Dennis Odhiambo

Personal information
- Full name: Dennis Omino Odhiambo
- Date of birth: 18 March 1985 (age 41)
- Place of birth: Siaya, Kenya
- Height: 1.78 m (5 ft 10 in)
- Positions: Left-back; defensive midfielder;

Team information
- Current team: Muranga Seal

Senior career*
- Years: Team / Apps / (Gls)
- 2006–2009: Thika United
- 2009–2012: University of Pretoria
- 2012–2018: Thika United / 144 / (22)
- 2018–2019: Sofapaka / 27 / (2)
- 2019–2022: Kenya Commercial Bank
- 2024–: Muranga Seal

International career^{‡}
- 2011–2019: Kenya / 33 / (1)

= Dennis Odhiambo =

Kenyan footballer (born 1985)

Dennis Odhiambo (born 18 March 1985) is a Kenyan professional footballer who plays for Muranga Seal, as a left-back and defensive midfielder.

==Club career==
Born in Siaya, Odhiambo has played club football for Thika United, University of Pretoria, Sofapaka and Kenya Commercial Bank.
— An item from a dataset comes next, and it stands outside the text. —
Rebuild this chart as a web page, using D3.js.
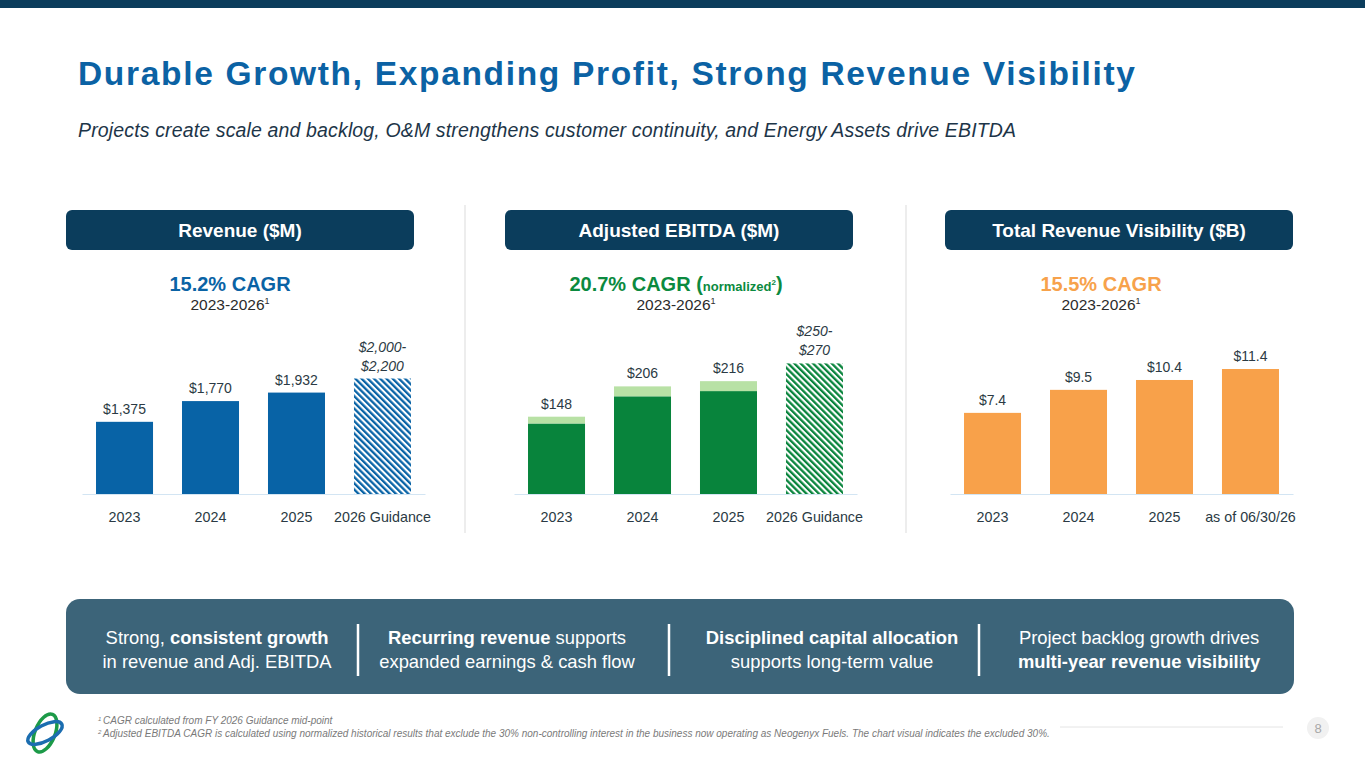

He retired from KCB in 2022, before returning to play with Muranga Seal in January 2024.

==International career==
He made his international debut for Kenya in 2011, representing them at the 2019 Africa Cup of Nations.

===International goals===
Scores and results list Kenya's goal tally first.

| No. | Date | Venue | Opponent | Score | Result | Competition |
|---|---|---|---|---|---|---|
| 1. | 8 June 2018 | Mumbai Football Arena, Mumbai, India | Chinese Taipei | 1–0 | 4–0 | 2018 Intercontinental Cup |

==Playing style==
He plays as a left-back and defensive midfielder.